SET EXERCISE:
Retype each line exactly. Skip images.

PROVIDED MATERIAL:

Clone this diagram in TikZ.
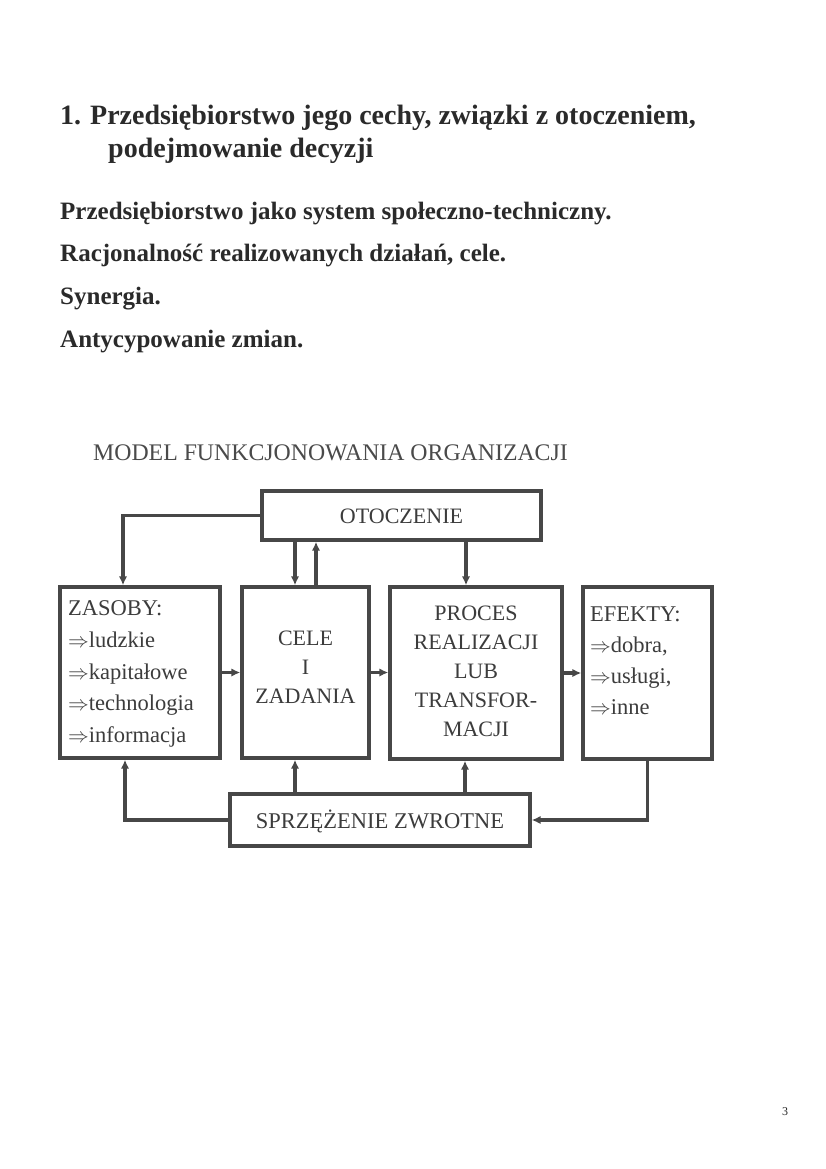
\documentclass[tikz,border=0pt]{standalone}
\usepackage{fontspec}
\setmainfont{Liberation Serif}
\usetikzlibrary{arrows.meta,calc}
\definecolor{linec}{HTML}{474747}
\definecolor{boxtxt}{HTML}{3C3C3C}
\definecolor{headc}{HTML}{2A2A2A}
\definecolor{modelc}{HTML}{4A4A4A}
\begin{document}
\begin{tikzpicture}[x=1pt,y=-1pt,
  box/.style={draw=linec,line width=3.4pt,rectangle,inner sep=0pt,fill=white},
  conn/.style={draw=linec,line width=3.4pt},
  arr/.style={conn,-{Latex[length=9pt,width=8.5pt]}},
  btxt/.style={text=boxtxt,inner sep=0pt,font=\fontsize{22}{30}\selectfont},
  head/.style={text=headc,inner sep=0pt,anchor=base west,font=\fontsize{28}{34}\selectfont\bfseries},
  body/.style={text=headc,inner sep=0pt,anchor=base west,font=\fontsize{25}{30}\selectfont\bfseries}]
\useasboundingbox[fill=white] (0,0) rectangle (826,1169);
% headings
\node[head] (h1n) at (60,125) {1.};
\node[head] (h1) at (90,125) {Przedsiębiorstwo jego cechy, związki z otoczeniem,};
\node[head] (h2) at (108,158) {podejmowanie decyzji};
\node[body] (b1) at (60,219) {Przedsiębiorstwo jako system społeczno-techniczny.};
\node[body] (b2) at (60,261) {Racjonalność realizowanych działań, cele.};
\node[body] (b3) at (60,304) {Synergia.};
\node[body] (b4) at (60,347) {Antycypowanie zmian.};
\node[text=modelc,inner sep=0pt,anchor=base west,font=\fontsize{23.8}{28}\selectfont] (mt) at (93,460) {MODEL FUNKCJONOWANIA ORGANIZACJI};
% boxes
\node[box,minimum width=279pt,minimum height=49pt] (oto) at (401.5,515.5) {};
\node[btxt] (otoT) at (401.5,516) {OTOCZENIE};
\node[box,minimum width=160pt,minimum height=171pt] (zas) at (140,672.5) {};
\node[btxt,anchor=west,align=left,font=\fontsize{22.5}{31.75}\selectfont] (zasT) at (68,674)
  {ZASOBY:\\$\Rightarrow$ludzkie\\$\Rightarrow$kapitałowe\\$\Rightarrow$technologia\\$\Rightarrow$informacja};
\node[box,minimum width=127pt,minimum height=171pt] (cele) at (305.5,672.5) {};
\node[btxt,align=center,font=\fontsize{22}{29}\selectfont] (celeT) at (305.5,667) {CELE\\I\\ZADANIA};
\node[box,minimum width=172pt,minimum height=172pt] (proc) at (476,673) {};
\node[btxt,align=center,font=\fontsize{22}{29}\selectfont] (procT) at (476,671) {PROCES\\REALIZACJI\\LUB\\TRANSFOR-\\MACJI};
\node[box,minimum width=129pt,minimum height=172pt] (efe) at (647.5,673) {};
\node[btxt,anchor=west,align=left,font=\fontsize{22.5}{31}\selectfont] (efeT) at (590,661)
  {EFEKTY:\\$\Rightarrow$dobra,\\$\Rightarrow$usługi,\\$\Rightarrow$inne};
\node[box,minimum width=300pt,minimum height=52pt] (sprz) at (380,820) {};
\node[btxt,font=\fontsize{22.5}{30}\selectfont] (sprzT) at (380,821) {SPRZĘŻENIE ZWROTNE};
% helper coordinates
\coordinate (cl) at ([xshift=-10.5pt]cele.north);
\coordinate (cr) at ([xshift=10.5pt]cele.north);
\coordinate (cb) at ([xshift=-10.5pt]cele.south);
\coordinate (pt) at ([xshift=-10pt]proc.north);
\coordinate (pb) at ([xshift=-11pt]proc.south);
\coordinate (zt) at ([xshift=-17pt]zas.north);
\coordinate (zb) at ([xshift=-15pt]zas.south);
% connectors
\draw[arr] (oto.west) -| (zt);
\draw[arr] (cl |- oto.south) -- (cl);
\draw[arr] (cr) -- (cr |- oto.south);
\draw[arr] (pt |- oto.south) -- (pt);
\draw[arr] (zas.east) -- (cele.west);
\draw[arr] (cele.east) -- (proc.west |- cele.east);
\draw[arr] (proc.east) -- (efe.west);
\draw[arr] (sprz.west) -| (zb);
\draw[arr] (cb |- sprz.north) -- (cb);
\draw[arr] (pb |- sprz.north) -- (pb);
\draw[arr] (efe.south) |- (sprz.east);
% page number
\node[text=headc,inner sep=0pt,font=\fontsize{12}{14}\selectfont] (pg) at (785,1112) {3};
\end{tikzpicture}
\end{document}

TASK OUTPUT:
Clone this diagram in TikZ.
\documentclass[tikz,border=0pt]{standalone}
\usepackage{fontspec}
\setmainfont{Liberation Serif}
\usetikzlibrary{arrows.meta,calc}
\definecolor{linec}{HTML}{474747}
\definecolor{boxtxt}{HTML}{3C3C3C}
\definecolor{headc}{HTML}{2A2A2A}
\definecolor{modelc}{HTML}{4A4A4A}
\begin{document}
\begin{tikzpicture}[x=1pt,y=-1pt,
  box/.style={draw=linec,line width=3.4pt,rectangle,inner sep=0pt,fill=white},
  conn/.style={draw=linec,line width=3.4pt},
  arr/.style={conn,-{Latex[length=9pt,width=8.5pt]}},
  btxt/.style={text=boxtxt,inner sep=0pt,font=\fontsize{22}{30}\selectfont},
  head/.style={text=headc,inner sep=0pt,anchor=base west,font=\fontsize{28}{34}\selectfont\bfseries},
  body/.style={text=headc,inner sep=0pt,anchor=base west,font=\fontsize{25}{30}\selectfont\bfseries}]
\useasboundingbox[fill=white] (0,0) rectangle (826,1169);
% headings
\node[head] (h1n) at (60,125) {1.};
\node[head] (h1) at (90,125) {Przedsiębiorstwo jego cechy, związki z otoczeniem,};
\node[head] (h2) at (108,158) {podejmowanie decyzji};
\node[body] (b1) at (60,219) {Przedsiębiorstwo jako system społeczno-techniczny.};
\node[body] (b2) at (60,261) {Racjonalność realizowanych działań, cele.};
\node[body] (b3) at (60,304) {Synergia.};
\node[body] (b4) at (60,347) {Antycypowanie zmian.};
\node[text=modelc,inner sep=0pt,anchor=base west,font=\fontsize{23.8}{28}\selectfont] (mt) at (93,460) {MODEL FUNKCJONOWANIA ORGANIZACJI};
% boxes
\node[box,minimum width=279pt,minimum height=49pt] (oto) at (401.5,515.5) {};
\node[btxt] (otoT) at (401.5,516) {OTOCZENIE};
\node[box,minimum width=160pt,minimum height=171pt] (zas) at (140,672.5) {};
\node[btxt,anchor=west,align=left,font=\fontsize{22.5}{31.75}\selectfont] (zasT) at (68,674)
  {ZASOBY:\\$\Rightarrow$ludzkie\\$\Rightarrow$kapitałowe\\$\Rightarrow$technologia\\$\Rightarrow$informacja};
\node[box,minimum width=127pt,minimum height=171pt] (cele) at (305.5,672.5) {};
\node[btxt,align=center,font=\fontsize{22}{29}\selectfont] (celeT) at (305.5,667) {CELE\\I\\ZADANIA};
\node[box,minimum width=172pt,minimum height=172pt] (proc) at (476,673) {};
\node[btxt,align=center,font=\fontsize{22}{29}\selectfont] (procT) at (476,671) {PROCES\\REALIZACJI\\LUB\\TRANSFOR-\\MACJI};
\node[box,minimum width=129pt,minimum height=172pt] (efe) at (647.5,673) {};
\node[btxt,anchor=west,align=left,font=\fontsize{22.5}{31}\selectfont] (efeT) at (590,661)
  {EFEKTY:\\$\Rightarrow$dobra,\\$\Rightarrow$usługi,\\$\Rightarrow$inne};
\node[box,minimum width=300pt,minimum height=52pt] (sprz) at (380,820) {};
\node[btxt,font=\fontsize{22.5}{30}\selectfont] (sprzT) at (380,821) {SPRZĘŻENIE ZWROTNE};
% helper coordinates
\coordinate (cl) at ([xshift=-10.5pt]cele.north);
\coordinate (cr) at ([xshift=10.5pt]cele.north);
\coordinate (cb) at ([xshift=-10.5pt]cele.south);
\coordinate (pt) at ([xshift=-10pt]proc.north);
\coordinate (pb) at ([xshift=-11pt]proc.south);
\coordinate (zt) at ([xshift=-17pt]zas.north);
\coordinate (zb) at ([xshift=-15pt]zas.south);
% connectors
\draw[arr] (oto.west) -| (zt);
\draw[arr] (cl |- oto.south) -- (cl);
\draw[arr] (cr) -- (cr |- oto.south);
\draw[arr] (pt |- oto.south) -- (pt);
\draw[arr] (zas.east) -- (cele.west);
\draw[arr] (cele.east) -- (proc.west |- cele.east);
\draw[arr] (proc.east) -- (efe.west);
\draw[arr] (sprz.west) -| (zb);
\draw[arr] (cb |- sprz.north) -- (cb);
\draw[arr] (pb |- sprz.north) -- (pb);
\draw[arr] (efe.south) |- (sprz.east);
% page number
\node[text=headc,inner sep=0pt,font=\fontsize{12}{14}\selectfont] (pg) at (785,1112) {3};
\end{tikzpicture}
\end{document}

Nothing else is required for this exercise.